For 64bit systems you can double the transfer rate and for 66MHz systems you double it again.
That's the truth for the bus system itself. The next point ist the real length of the the transfers. During the transfer the initiator and the target can force wait cycles and terminations with retry's. That depends, how fast the initiator (in this case your network card) can handle the data. Because you use gigabit cards, I think it will be very fast. But on the other side you have the PC PCI-Bridge to the main memory. During an access either the SDRAM could be in use by the processor or if it is free, it needs some time for the data access. This time results either in a termination with retry or wait states. In both cases you loose time. How much this slows down the transfer depends on the design of the PCI-Bridge and the main memory.
The transfer rate does primary not depend on the direction. But the problem in the PC is the following:
A DMA controller normally is created on the side of the data source. In this case the transfer would be initiated, if enough data is available. The data could be stored in a fifo inside the target and stored to memory a few cycles later (if the memory is ready). This results in a maximun bandwidth. In the case of the network cards the DMA controller for sending should be placed inside the PC based PCI bridge. But it is not available at this point. The result is, that reads out of the main memory of the PC are significant slower than writes to the memory. In this case I assume the result would be better for data writing to memory rather than reading.
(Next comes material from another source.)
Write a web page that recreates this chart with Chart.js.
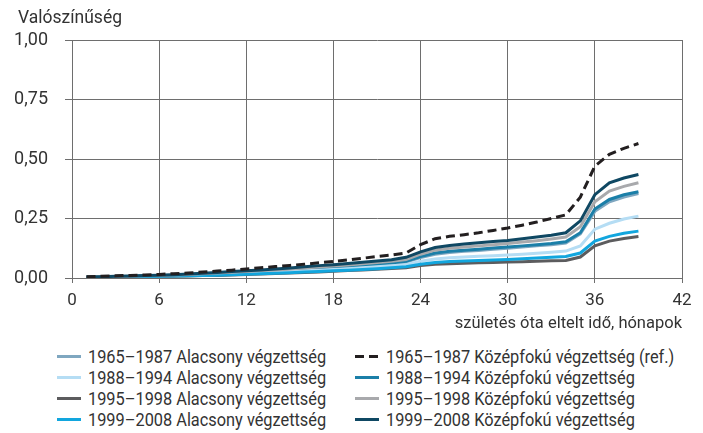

Question to the other guys: Is this currently true ? Or is a DMA controller available in the north bridges ?
Unfortunatly I can give no black&white answer. If the system is designed well, you could get transfer rates up to 100MByte/s for a 32bit/33MHz system (400MByte for a 64bit/66MHz system). But the real transfer rate depends on all (!) components in the system. Look for the bottlenecks.